If the unit will not turn on. . .go to the next size bulb. . .it is fun
with a working piece of equipment to watch the light bulb glow
brightly at startup. . .calm down and then pulse with the beat. .
I think I used a 70W bulb with a 125 wpc amplifier. . .
Ok, But the fuse is located on the secondary side after the rectifier and caps. So a 12V 12w automotive bulb should be pretty close to the 15V 15W rating of the fuse.
I wasn't sure if the theory behind test bulbs was to size the Lit bulb current for the current rating of the device or if there was some method of 1/2 or double the current rating or some other system. etc etc.

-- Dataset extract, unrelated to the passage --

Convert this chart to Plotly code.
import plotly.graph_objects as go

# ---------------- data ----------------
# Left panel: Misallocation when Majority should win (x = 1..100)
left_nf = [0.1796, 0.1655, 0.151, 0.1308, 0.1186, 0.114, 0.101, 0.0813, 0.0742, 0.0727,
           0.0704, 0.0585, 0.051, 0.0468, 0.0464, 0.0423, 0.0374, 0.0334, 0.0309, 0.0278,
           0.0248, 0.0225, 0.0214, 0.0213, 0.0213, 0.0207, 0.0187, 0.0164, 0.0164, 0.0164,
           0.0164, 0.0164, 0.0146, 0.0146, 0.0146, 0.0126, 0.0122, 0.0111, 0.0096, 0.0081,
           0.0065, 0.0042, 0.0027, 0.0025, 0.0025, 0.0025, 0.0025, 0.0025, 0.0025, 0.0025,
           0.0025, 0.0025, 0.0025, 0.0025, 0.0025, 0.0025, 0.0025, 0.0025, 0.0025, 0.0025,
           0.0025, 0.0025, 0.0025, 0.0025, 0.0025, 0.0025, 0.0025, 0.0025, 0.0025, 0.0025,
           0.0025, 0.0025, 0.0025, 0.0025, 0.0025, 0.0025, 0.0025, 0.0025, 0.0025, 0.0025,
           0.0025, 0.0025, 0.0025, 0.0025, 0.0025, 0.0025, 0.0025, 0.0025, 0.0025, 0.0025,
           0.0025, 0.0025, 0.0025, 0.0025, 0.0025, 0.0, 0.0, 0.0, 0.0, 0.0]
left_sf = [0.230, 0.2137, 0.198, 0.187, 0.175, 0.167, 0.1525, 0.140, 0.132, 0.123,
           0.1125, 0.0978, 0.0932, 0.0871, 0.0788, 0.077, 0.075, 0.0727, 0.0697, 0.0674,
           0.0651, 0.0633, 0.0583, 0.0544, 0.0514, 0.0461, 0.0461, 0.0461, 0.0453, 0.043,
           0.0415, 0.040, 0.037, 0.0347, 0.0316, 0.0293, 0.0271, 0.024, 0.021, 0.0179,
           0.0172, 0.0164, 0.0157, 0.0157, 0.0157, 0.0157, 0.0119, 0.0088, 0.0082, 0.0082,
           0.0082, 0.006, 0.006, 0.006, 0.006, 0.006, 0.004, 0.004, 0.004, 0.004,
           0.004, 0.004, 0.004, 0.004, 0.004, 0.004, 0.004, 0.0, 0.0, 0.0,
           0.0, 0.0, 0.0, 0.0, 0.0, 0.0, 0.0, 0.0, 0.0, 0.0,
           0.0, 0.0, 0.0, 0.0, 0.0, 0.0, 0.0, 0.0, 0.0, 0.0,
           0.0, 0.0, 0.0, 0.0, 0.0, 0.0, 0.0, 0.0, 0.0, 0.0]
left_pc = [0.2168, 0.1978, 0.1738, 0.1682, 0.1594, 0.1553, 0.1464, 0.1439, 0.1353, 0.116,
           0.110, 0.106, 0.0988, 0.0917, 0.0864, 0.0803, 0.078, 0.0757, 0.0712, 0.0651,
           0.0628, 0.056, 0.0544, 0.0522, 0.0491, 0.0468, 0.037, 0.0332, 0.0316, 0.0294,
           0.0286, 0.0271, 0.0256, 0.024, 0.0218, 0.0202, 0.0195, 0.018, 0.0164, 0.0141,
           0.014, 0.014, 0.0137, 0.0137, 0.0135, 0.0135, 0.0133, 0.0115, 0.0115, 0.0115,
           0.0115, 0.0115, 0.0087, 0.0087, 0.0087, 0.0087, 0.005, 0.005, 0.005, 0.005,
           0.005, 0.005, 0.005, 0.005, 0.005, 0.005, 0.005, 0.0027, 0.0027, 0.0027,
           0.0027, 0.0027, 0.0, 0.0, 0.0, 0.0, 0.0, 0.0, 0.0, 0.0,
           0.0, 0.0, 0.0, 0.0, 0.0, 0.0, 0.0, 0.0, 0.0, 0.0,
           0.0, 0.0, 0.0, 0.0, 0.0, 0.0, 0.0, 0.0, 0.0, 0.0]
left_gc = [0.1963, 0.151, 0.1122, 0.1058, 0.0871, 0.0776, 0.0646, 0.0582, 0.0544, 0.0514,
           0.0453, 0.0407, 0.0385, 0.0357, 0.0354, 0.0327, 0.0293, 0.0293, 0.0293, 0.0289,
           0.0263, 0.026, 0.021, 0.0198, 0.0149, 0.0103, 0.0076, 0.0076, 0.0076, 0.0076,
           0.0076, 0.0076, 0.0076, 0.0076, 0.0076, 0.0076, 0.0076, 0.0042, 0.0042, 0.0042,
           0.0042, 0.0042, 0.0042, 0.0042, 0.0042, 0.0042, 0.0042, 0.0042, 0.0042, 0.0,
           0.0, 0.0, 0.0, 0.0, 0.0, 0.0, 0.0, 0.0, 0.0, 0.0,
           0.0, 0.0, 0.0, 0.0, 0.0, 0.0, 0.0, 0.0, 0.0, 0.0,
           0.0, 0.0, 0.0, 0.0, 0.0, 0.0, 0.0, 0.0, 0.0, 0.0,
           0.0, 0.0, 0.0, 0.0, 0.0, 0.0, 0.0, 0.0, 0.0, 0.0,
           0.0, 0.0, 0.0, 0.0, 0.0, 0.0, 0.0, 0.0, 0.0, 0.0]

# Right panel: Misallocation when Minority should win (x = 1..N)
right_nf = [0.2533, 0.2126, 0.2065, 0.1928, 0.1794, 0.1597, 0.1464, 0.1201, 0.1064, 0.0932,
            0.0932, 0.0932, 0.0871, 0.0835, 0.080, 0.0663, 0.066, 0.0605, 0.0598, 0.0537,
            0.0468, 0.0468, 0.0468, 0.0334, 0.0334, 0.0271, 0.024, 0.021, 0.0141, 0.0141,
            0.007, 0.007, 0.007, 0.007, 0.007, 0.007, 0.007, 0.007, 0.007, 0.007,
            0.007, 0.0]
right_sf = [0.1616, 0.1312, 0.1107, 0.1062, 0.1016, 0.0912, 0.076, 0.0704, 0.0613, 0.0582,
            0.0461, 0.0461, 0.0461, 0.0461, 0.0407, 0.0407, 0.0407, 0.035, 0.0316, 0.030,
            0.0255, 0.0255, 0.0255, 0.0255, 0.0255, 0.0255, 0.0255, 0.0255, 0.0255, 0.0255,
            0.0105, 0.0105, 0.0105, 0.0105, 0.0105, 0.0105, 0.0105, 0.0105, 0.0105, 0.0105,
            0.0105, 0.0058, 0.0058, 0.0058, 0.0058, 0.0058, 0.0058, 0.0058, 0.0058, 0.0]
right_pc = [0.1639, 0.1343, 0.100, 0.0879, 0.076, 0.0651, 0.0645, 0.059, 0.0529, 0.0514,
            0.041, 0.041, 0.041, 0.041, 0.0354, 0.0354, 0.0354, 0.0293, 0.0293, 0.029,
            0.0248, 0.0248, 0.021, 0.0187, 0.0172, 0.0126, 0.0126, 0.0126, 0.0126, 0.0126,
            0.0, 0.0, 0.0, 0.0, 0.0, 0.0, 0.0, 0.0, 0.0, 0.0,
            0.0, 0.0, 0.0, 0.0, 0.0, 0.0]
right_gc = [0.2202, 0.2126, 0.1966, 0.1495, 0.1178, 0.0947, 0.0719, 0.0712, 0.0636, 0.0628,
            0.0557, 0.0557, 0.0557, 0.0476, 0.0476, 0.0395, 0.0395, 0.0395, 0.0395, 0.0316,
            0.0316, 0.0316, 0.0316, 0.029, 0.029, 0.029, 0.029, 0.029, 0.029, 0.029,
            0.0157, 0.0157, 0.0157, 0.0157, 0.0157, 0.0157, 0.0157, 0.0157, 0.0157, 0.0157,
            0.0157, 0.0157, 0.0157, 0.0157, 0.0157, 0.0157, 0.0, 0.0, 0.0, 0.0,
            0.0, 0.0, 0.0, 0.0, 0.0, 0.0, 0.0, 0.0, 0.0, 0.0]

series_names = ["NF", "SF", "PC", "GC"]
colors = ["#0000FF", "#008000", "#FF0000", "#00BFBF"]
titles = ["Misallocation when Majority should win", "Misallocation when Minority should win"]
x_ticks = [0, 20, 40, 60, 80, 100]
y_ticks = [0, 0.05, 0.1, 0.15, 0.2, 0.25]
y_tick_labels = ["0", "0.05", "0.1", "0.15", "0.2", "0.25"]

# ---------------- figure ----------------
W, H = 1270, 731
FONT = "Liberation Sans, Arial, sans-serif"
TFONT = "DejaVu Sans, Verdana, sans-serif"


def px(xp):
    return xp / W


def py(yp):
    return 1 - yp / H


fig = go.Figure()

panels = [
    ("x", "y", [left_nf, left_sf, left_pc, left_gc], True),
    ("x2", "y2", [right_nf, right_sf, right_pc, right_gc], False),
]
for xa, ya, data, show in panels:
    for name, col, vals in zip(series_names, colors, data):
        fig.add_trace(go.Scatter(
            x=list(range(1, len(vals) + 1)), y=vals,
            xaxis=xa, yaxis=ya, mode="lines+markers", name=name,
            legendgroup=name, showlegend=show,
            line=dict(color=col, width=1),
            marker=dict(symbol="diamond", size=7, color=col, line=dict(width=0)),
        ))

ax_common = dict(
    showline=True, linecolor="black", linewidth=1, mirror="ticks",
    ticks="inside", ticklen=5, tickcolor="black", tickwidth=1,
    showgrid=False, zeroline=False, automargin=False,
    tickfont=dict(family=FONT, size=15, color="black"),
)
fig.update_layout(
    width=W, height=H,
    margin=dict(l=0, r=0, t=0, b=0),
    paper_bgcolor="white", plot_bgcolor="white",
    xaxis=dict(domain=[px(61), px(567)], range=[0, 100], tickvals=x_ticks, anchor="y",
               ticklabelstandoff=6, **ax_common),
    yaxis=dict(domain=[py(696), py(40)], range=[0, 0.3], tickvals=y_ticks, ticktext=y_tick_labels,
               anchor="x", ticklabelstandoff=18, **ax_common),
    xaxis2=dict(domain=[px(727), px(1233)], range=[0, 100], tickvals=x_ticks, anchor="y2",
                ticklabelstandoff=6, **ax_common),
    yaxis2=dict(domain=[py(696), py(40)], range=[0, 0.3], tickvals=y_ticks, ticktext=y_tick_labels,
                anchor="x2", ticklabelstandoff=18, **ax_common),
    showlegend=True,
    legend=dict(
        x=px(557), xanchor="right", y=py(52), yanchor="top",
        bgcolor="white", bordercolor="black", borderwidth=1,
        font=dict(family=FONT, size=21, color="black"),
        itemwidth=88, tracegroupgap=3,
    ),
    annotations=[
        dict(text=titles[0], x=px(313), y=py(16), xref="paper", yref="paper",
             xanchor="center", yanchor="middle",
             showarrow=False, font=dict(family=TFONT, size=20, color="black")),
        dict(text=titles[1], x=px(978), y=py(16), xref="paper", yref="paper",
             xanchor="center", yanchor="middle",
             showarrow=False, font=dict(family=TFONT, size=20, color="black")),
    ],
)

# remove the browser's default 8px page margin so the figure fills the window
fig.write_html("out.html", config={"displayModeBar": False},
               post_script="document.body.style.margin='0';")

The light bulb will act like a slow blow fuse. . . .
It really doesn't matter where you put the light bulb. . .just as
long as the wattage on either side of the transformer are similar. . .

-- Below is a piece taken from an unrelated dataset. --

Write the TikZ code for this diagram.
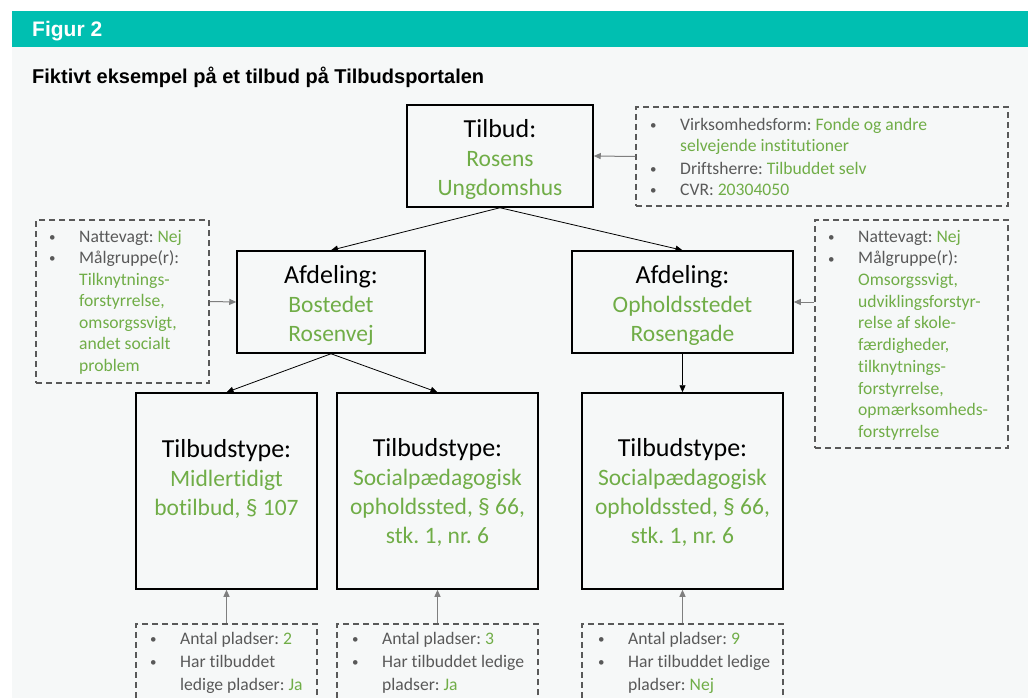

I find it easier to insert a light bulb into the circuit before the
transformer. . .most of the time the circuit is tight and you don't
want to disturb it too much. . . Then when something blows, I don't
have my face in the circuit that is potentially going to explode in
my face. . .
Once the light bulb is in series with the mains then all current
will travel through it. The transformer will have to go to 0 ohms
for 120VAC to appear across the bulb. . . The light bulb will act as
a "soft start" circuit. . . .increasing in ohms as current increases and
decreases in ohms when current decreases. . .
i work at a shop where we have light bulbs with alligator leads. you just remove the fuse and clip the bulb to the fuseholder clips. switching supplies sometimes have their own soft start devices, usually in the form of an NTC thermistor in series with it's input. using a bulb with such a supply is ok. if there is no thermistor, then the switching supply doesn't use a soft start, and might misbehave if you use a bulb.
most switching supplies, if they are working properly, don't need to be current limited if there's a short across their outputs, since they very quickly detect the overcurrent and go into "chirp" (shutdown) mode. if it's a multiple output supply, you can easily troubleshoot which rail is shorted by measuring the output voltage. the ones that aren't shorted might have 0.6 to 1 volt on them, and the one that is shorted almost no voltage. this is just a rule of thumb and i have seen exceptions to it.